*SHORT EXERCISE*.
Copy the data exactly; pictures stay out of the copy.

*PROVIDED DATA*.

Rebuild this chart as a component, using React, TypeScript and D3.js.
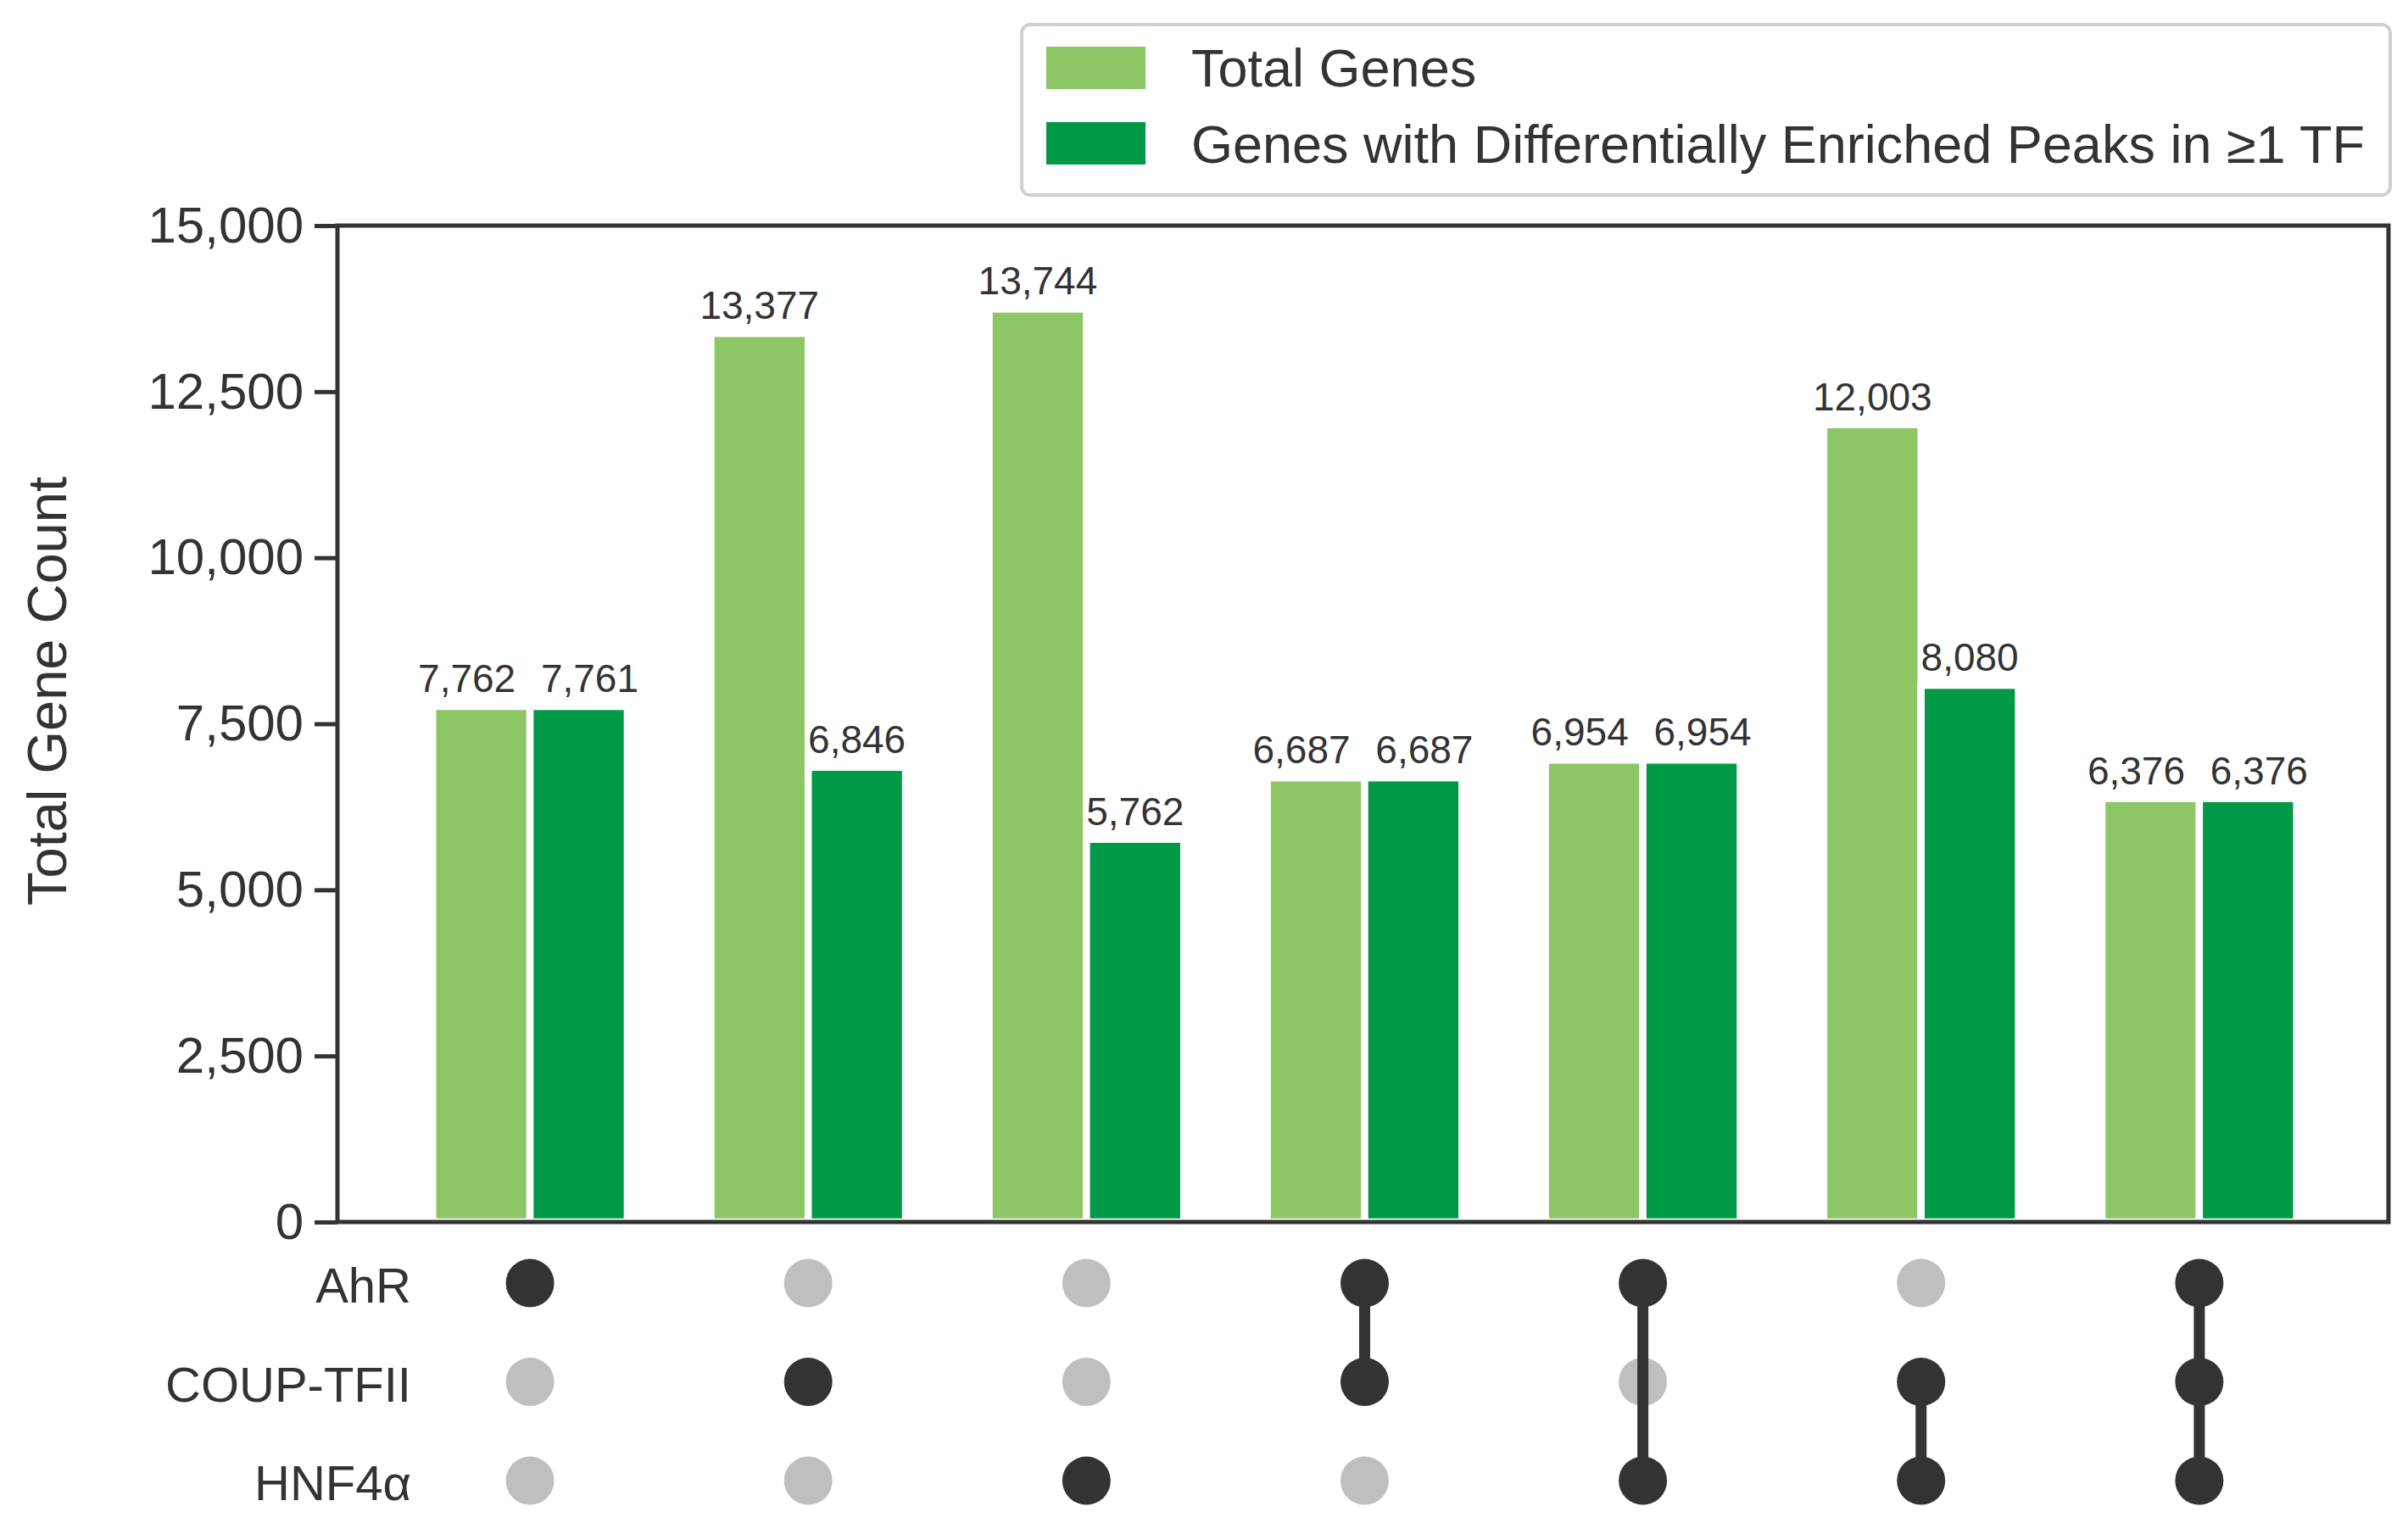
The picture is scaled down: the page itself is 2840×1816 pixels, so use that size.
import * as d3 from 'd3';
import React, { useEffect, useRef } from 'react';

// values
const tfNames = ['AhR', 'COUP-TFII', 'HNF4α'];
const totalGenes = [7762, 13377, 13744, 6687, 6954, 12003, 6376];
const enrichedGenes = [7761, 6846, 5762, 6687, 6954, 8080, 6376];
const membership = [
  [1, 0, 0],
  [0, 1, 0],
  [0, 0, 1],
  [1, 1, 0],
  [1, 0, 1],
  [0, 1, 1],
  [1, 1, 1],
];
const yTicks = [0, 2500, 5000, 7500, 10000, 12500, 15000];
const seriesNames = ['Total Genes', 'Genes with Differentially Enriched Peaks in ≥1 TF'];
const seriesColors = ['#8cc665', '#009947'];

const FONT = '"Liberation Sans", Arial, Helvetica, sans-serif';
const INK = '#333333';

const App = () => {
  const ref = useRef<SVGSVGElement | null>(null);

  useEffect(() => {
    if (!ref.current) return;
    const svg = d3.select(ref.current);
    svg.selectAll('*').remove();

    const W = 2840;
    const H = 1816;
    const plot = { left: 398, right: 2817, top: 266, bottom: 1441 };

    svg.append('rect').attr('width', W).attr('height', H).attr('fill', '#ffffff');

    const x = d3.scaleLinear().domain([-0.692, 6.68]).range([plot.left, plot.right]);
    const y = d3.scaleLinear().domain([0, 15000]).range([plot.bottom, plot.top]);
    const barW = x(0.35) - x(0);

    // bars
    const series = [totalGenes, enrichedGenes];
    series.forEach((vals, s) => {
      const off = s === 0 ? -0.175 : 0.175;
      svg.append('g')
        .selectAll('rect')
        .data(vals)
        .enter().append('rect')
        .attr('x', (d, i) => x(i + off) - barW / 2)
        .attr('y', (d) => y(d))
        .attr('width', barW)
        .attr('height', (d) => y(0) - y(d))
        .attr('fill', seriesColors[s])
        .attr('stroke', '#ffffff')
        .attr('stroke-width', 8.5);
    });

    // value labels, nudged apart when the pair is level
    const fmt = d3.format(',');
    series.forEach((vals, s) => {
      const off = s === 0 ? -0.175 : 0.175;
      svg.append('g')
        .selectAll('text')
        .data(vals)
        .enter().append('text')
        .attr('x', (d, i) => {
          const level = Math.abs(totalGenes[i] - enrichedGenes[i]) < 600;
          const nudge = level ? (s === 0 ? -17 : 13) : 0;
          return x(i + off) + nudge;
        })
        .attr('y', (d) => y(d) - 17)
        .attr('text-anchor', 'middle')
        .attr('font-family', FONT)
        .attr('font-size', 46)
        .attr('fill', INK)
        .text((d) => fmt(d));
    });

    // frame
    svg.append('rect')
      .attr('x', plot.left)
      .attr('y', plot.top)
      .attr('width', plot.right - plot.left)
      .attr('height', plot.bottom - plot.top)
      .attr('fill', 'none')
      .attr('stroke', INK)
      .attr('stroke-width', 5);

    // y axis
    const yAxis = svg.append('g')
      .attr('transform', `translate(${plot.left},0)`)
      .call(d3.axisLeft(y).tickValues(yTicks).tickSize(27).tickPadding(13).tickFormat((d) => fmt(d as number)));
    yAxis.select('.domain').remove();
    yAxis.selectAll('.tick line').attr('stroke', INK).attr('stroke-width', 5);
    yAxis.selectAll('.tick text')
      .attr('font-family', FONT)
      .attr('font-size', 60)
      .attr('fill', INK);

    svg.append('text')
      .attr('transform', 'translate(78,815) rotate(-90)')
      .attr('text-anchor', 'middle')
      .attr('font-family', FONT)
      .attr('font-size', 65)
      .attr('fill', INK)
      .text('Total Gene Count');

    // membership matrix
    const rowY = d3.scalePoint().domain(tfNames).range([1513, 1746]);
    const matrix = svg.append('g');
    membership.forEach((m, i) => {
      matrix.selectAll(null)
        .data(tfNames.filter((t, k) => !m[k]))
        .enter().append('circle')
        .attr('cx', x(i))
        .attr('cy', (t) => rowY(t))
        .attr('r', 28.5)
        .attr('fill', '#bfbfbf');
    });
    membership.forEach((m, i) => {
      const on = tfNames.filter((t, k) => m[k] === 1);
      if (on.length > 1) {
        matrix.append('line')
          .attr('x1', x(i)).attr('x2', x(i))
          .attr('y1', rowY(on[0])).attr('y2', rowY(on[on.length - 1]))
          .attr('stroke', INK)
          .attr('stroke-width', 13);
      }
      matrix.selectAll(null)
        .data(on)
        .enter().append('circle')
        .attr('cx', x(i))
        .attr('cy', (t) => rowY(t))
        .attr('r', 28.5)
        .attr('fill', INK);
    });

    svg.append('g')
      .selectAll('text')
      .data(tfNames)
      .enter().append('text')
      .attr('x', 485)
      .attr('y', (t) => rowY(t) + 23)
      .attr('text-anchor', 'end')
      .attr('font-family', FONT)
      .attr('font-size', 58)
      .attr('fill', INK)
      .text((t) => t);

    // legend
    const lg = svg.append('g');
    lg.append('rect')
      .attr('x', 1205).attr('y', 29)
      .attr('width', 1614).attr('height', 201)
      .attr('rx', 10)
      .attr('fill', '#ffffff')
      .attr('stroke', '#d0d0d0')
      .attr('stroke-width', 4);
    seriesNames.forEach((name, s) => {
      lg.append('rect')
        .attr('x', 1234).attr('y', 55 + s * 89)
        .attr('width', 117).attr('height', 50)
        .attr('fill', seriesColors[s]);
      lg.append('text')
        .attr('x', 1405).attr('y', 102 + s * 90)
        .attr('font-family', FONT)
        .attr('font-size', 63)
        .attr('fill', INK)
        .text(name);
    });
  }, []);

  return (
    <svg
      ref={ref}
      width={2840}
      height={1816}
      style={{ position: 'absolute', left: 0, top: 0, display: 'block' }}
    />
  );
};

export default App;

*SOLVED EXERCISE*.
Rebuild this chart as a component, using React, TypeScript and D3.js.
The picture is scaled down: the page itself is 2840×1816 pixels, so use that size.
import * as d3 from 'd3';
import React, { useEffect, useRef } from 'react';

// values
const tfNames = ['AhR', 'COUP-TFII', 'HNF4α'];
const totalGenes = [7762, 13377, 13744, 6687, 6954, 12003, 6376];
const enrichedGenes = [7761, 6846, 5762, 6687, 6954, 8080, 6376];
const membership = [
  [1, 0, 0],
  [0, 1, 0],
  [0, 0, 1],
  [1, 1, 0],
  [1, 0, 1],
  [0, 1, 1],
  [1, 1, 1],
];
const yTicks = [0, 2500, 5000, 7500, 10000, 12500, 15000];
const seriesNames = ['Total Genes', 'Genes with Differentially Enriched Peaks in ≥1 TF'];
const seriesColors = ['#8cc665', '#009947'];

const FONT = '"Liberation Sans", Arial, Helvetica, sans-serif';
const INK = '#333333';

const App = () => {
  const ref = useRef<SVGSVGElement | null>(null);

  useEffect(() => {
    if (!ref.current) return;
    const svg = d3.select(ref.current);
    svg.selectAll('*').remove();

    const W = 2840;
    const H = 1816;
    const plot = { left: 398, right: 2817, top: 266, bottom: 1441 };

    svg.append('rect').attr('width', W).attr('height', H).attr('fill', '#ffffff');

    const x = d3.scaleLinear().domain([-0.692, 6.68]).range([plot.left, plot.right]);
    const y = d3.scaleLinear().domain([0, 15000]).range([plot.bottom, plot.top]);
    const barW = x(0.35) - x(0);

    // bars
    const series = [totalGenes, enrichedGenes];
    series.forEach((vals, s) => {
      const off = s === 0 ? -0.175 : 0.175;
      svg.append('g')
        .selectAll('rect')
        .data(vals)
        .enter().append('rect')
        .attr('x', (d, i) => x(i + off) - barW / 2)
        .attr('y', (d) => y(d))
        .attr('width', barW)
        .attr('height', (d) => y(0) - y(d))
        .attr('fill', seriesColors[s])
        .attr('stroke', '#ffffff')
        .attr('stroke-width', 8.5);
    });

    // value labels, nudged apart when the pair is level
    const fmt = d3.format(',');
    series.forEach((vals, s) => {
      const off = s === 0 ? -0.175 : 0.175;
      svg.append('g')
        .selectAll('text')
        .data(vals)
        .enter().append('text')
        .attr('x', (d, i) => {
          const level = Math.abs(totalGenes[i] - enrichedGenes[i]) < 600;
          const nudge = level ? (s === 0 ? -17 : 13) : 0;
          return x(i + off) + nudge;
        })
        .attr('y', (d) => y(d) - 17)
        .attr('text-anchor', 'middle')
        .attr('font-family', FONT)
        .attr('font-size', 46)
        .attr('fill', INK)
        .text((d) => fmt(d));
    });

    // frame
    svg.append('rect')
      .attr('x', plot.left)
      .attr('y', plot.top)
      .attr('width', plot.right - plot.left)
      .attr('height', plot.bottom - plot.top)
      .attr('fill', 'none')
      .attr('stroke', INK)
      .attr('stroke-width', 5);

    // y axis
    const yAxis = svg.append('g')
      .attr('transform', `translate(${plot.left},0)`)
      .call(d3.axisLeft(y).tickValues(yTicks).tickSize(27).tickPadding(13).tickFormat((d) => fmt(d as number)));
    yAxis.select('.domain').remove();
    yAxis.selectAll('.tick line').attr('stroke', INK).attr('stroke-width', 5);
    yAxis.selectAll('.tick text')
      .attr('font-family', FONT)
      .attr('font-size', 60)
      .attr('fill', INK);

    svg.append('text')
      .attr('transform', 'translate(78,815) rotate(-90)')
      .attr('text-anchor', 'middle')
      .attr('font-family', FONT)
      .attr('font-size', 65)
      .attr('fill', INK)
      .text('Total Gene Count');

    // membership matrix
    const rowY = d3.scalePoint().domain(tfNames).range([1513, 1746]);
    const matrix = svg.append('g');
    membership.forEach((m, i) => {
      matrix.selectAll(null)
        .data(tfNames.filter((t, k) => !m[k]))
        .enter().append('circle')
        .attr('cx', x(i))
        .attr('cy', (t) => rowY(t))
        .attr('r', 28.5)
        .attr('fill', '#bfbfbf');
    });
    membership.forEach((m, i) => {
      const on = tfNames.filter((t, k) => m[k] === 1);
      if (on.length > 1) {
        matrix.append('line')
          .attr('x1', x(i)).attr('x2', x(i))
          .attr('y1', rowY(on[0])).attr('y2', rowY(on[on.length - 1]))
          .attr('stroke', INK)
          .attr('stroke-width', 13);
      }
      matrix.selectAll(null)
        .data(on)
        .enter().append('circle')
        .attr('cx', x(i))
        .attr('cy', (t) => rowY(t))
        .attr('r', 28.5)
        .attr('fill', INK);
    });

    svg.append('g')
      .selectAll('text')
      .data(tfNames)
      .enter().append('text')
      .attr('x', 485)
      .attr('y', (t) => rowY(t) + 23)
      .attr('text-anchor', 'end')
      .attr('font-family', FONT)
      .attr('font-size', 58)
      .attr('fill', INK)
      .text((t) => t);

    // legend
    const lg = svg.append('g');
    lg.append('rect')
      .attr('x', 1205).attr('y', 29)
      .attr('width', 1614).attr('height', 201)
      .attr('rx', 10)
      .attr('fill', '#ffffff')
      .attr('stroke', '#d0d0d0')
      .attr('stroke-width', 4);
    seriesNames.forEach((name, s) => {
      lg.append('rect')
        .attr('x', 1234).attr('y', 55 + s * 89)
        .attr('width', 117).attr('height', 50)
        .attr('fill', seriesColors[s]);
      lg.append('text')
        .attr('x', 1405).attr('y', 102 + s * 90)
        .attr('font-family', FONT)
        .attr('font-size', 63)
        .attr('fill', INK)
        .text(name);
    });
  }, []);

  return (
    <svg
      ref={ref}
      width={2840}
      height={1816}
      style={{ position: 'absolute', left: 0, top: 0, display: 'block' }}
    />
  );
};

export default App;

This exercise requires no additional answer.